* **Set exercise**
In the lines below, find how many contain the word "this" and report that figure alone.
[Start Records provided]
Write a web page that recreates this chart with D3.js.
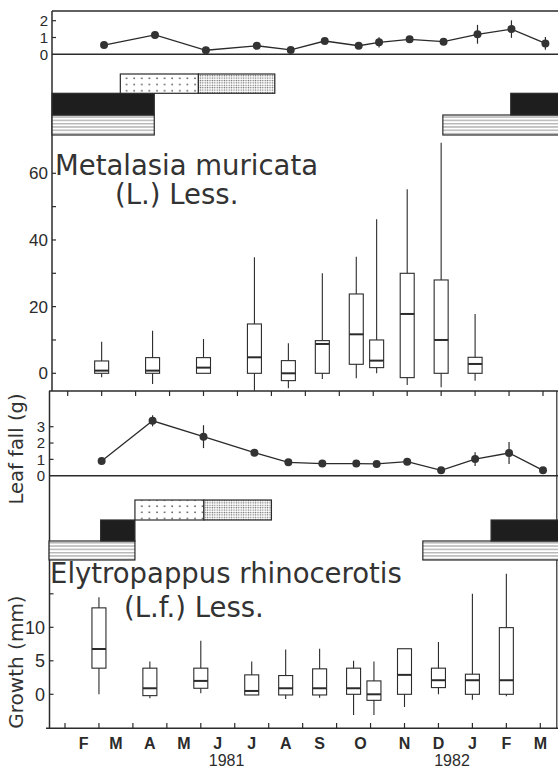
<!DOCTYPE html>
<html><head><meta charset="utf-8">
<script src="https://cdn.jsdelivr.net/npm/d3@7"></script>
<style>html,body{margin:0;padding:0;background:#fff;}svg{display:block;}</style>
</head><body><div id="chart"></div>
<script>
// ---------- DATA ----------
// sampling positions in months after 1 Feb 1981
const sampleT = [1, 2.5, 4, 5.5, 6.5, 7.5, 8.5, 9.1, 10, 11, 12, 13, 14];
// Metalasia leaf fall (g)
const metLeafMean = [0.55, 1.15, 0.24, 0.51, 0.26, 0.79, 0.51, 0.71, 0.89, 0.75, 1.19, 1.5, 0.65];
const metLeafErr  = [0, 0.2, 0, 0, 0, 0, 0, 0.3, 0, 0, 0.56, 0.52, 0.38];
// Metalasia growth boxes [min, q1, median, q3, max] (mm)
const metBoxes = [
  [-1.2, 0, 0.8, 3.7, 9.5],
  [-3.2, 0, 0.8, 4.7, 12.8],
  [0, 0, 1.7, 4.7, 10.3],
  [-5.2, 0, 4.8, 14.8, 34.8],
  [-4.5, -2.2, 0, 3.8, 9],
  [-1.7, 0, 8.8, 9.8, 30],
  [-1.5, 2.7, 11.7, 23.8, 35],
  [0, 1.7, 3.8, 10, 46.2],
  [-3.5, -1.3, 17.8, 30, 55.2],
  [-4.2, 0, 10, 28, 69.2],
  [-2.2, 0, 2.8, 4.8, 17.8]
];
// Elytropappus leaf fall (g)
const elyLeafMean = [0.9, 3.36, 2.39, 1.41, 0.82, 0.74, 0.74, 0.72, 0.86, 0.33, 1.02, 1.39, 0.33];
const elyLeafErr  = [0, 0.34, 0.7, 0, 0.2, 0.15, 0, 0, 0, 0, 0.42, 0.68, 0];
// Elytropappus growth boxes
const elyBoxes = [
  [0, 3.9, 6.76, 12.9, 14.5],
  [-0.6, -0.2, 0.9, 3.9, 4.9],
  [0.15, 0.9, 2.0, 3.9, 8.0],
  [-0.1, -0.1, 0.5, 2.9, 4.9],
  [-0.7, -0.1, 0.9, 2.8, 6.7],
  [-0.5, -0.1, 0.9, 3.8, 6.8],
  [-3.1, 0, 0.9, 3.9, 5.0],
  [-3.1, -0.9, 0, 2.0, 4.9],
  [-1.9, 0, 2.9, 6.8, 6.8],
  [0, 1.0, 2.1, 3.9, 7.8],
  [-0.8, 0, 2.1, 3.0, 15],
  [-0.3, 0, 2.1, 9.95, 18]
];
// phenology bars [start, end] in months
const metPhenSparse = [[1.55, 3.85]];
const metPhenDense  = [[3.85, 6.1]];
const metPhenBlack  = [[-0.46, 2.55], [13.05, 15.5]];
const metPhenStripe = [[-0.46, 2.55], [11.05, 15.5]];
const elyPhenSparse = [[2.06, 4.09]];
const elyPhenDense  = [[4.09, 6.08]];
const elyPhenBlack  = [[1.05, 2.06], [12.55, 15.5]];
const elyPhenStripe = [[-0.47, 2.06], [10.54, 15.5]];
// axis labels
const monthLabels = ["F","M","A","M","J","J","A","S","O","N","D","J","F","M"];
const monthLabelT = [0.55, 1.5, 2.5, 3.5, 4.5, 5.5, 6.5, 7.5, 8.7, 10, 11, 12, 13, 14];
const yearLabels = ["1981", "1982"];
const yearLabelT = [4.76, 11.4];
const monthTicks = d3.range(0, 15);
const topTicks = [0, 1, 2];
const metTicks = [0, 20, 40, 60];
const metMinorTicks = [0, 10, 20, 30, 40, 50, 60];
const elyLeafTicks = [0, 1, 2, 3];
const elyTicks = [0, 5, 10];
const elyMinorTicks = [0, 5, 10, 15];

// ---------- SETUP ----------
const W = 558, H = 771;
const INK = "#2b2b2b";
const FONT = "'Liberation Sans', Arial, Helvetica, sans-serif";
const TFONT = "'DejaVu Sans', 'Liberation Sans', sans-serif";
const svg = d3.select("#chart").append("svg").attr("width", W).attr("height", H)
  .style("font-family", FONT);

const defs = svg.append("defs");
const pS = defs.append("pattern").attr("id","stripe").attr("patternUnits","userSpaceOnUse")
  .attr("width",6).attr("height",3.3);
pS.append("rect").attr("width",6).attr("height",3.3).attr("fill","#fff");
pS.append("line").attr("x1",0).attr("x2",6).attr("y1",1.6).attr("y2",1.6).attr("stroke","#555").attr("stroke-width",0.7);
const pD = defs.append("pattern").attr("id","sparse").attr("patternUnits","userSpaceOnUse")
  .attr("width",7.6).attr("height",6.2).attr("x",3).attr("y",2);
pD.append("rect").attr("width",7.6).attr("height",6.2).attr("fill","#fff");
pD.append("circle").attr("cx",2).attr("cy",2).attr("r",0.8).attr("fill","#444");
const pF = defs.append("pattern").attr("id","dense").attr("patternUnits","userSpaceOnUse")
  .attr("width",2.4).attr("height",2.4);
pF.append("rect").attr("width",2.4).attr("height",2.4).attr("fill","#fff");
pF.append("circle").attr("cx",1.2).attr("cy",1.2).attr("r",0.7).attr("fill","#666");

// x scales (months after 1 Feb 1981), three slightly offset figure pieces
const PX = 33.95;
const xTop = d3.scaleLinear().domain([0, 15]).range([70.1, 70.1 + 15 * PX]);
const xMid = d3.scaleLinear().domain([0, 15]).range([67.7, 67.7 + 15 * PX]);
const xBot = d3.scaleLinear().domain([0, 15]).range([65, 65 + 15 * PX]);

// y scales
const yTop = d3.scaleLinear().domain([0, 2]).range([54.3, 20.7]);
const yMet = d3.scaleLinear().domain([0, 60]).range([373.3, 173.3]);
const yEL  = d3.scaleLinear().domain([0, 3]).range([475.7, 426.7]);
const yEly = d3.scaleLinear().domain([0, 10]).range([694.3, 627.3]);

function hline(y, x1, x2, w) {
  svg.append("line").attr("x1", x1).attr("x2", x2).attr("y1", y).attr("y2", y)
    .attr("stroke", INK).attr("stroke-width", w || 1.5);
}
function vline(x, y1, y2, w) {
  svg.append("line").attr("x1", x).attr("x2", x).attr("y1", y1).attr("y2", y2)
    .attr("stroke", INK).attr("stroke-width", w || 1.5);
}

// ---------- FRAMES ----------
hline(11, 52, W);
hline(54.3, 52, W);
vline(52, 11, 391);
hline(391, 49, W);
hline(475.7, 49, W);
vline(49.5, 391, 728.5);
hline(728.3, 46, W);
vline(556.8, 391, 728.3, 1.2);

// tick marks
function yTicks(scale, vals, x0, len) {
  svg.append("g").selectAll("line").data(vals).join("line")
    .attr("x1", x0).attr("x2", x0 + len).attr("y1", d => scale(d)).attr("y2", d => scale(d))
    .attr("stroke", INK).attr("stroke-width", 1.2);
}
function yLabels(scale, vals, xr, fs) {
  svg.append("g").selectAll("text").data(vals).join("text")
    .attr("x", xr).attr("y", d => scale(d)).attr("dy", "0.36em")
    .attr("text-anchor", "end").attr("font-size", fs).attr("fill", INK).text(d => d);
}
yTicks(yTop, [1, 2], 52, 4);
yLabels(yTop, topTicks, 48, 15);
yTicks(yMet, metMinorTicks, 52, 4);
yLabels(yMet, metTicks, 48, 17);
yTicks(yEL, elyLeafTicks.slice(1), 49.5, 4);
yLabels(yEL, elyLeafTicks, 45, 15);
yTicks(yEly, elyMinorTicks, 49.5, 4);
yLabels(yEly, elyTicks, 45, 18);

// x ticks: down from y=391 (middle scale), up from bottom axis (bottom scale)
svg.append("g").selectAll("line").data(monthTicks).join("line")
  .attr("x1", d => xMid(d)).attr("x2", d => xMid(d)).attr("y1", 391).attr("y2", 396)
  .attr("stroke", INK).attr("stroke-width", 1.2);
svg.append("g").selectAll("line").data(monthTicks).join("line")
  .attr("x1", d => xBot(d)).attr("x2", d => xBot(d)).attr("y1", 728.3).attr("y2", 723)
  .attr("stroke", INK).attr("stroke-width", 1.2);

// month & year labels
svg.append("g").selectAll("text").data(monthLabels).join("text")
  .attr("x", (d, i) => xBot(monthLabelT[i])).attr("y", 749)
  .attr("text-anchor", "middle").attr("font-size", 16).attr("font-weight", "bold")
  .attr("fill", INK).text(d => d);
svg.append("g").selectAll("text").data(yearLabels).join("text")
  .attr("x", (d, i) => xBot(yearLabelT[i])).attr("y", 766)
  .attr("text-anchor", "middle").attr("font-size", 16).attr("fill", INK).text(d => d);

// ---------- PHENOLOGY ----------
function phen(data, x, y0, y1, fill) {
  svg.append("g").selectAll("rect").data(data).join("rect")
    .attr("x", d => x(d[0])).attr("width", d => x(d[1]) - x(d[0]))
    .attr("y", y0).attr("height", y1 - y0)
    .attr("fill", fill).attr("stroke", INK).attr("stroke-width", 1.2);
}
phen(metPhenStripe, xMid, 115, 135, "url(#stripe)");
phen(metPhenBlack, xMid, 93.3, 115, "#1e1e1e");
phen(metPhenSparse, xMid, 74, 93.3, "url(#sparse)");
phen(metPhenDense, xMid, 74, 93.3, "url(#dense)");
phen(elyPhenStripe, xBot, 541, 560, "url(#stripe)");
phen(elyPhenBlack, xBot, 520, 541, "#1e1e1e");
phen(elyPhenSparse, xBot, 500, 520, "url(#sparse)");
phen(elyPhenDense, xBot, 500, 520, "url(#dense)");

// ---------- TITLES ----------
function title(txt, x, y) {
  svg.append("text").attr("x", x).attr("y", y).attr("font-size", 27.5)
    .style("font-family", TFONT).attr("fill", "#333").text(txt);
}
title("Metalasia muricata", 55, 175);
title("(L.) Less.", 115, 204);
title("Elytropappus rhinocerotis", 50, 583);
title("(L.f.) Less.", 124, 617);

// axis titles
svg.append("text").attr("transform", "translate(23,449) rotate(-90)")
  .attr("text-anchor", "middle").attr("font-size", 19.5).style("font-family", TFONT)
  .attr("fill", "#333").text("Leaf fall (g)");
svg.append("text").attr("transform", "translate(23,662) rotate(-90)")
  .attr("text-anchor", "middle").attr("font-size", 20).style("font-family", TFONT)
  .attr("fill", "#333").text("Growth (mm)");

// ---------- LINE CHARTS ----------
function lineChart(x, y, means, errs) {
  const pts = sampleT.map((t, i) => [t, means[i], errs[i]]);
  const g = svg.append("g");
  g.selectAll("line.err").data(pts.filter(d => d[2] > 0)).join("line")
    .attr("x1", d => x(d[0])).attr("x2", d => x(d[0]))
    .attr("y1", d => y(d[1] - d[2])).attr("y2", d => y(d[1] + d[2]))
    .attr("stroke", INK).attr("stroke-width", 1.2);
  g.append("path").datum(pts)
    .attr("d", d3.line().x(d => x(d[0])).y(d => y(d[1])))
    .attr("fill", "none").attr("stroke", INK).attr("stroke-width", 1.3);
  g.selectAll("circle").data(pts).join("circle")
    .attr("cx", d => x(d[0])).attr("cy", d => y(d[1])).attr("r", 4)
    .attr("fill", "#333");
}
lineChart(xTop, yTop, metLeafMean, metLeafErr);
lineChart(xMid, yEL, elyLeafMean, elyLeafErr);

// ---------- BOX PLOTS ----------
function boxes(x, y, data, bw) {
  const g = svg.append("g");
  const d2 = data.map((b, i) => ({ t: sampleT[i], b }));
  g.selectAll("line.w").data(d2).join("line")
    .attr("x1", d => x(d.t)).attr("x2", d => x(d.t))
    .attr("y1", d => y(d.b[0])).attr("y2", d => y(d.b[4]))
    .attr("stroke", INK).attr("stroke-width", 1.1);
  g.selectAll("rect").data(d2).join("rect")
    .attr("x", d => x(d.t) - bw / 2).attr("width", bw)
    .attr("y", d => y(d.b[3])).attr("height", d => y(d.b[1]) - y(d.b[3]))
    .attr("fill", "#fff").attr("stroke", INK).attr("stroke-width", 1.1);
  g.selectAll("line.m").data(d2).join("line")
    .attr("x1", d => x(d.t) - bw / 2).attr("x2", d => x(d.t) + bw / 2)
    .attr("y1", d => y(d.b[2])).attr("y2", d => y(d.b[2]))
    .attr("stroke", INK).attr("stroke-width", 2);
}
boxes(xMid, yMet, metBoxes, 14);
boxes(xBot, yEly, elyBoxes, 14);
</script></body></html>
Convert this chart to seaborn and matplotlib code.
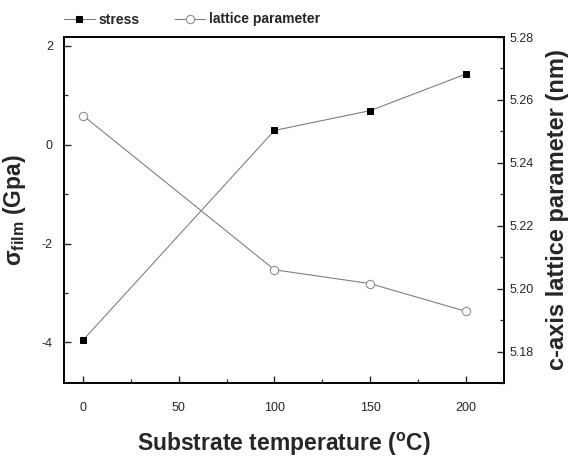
[End Records provided]
* **Solution**
2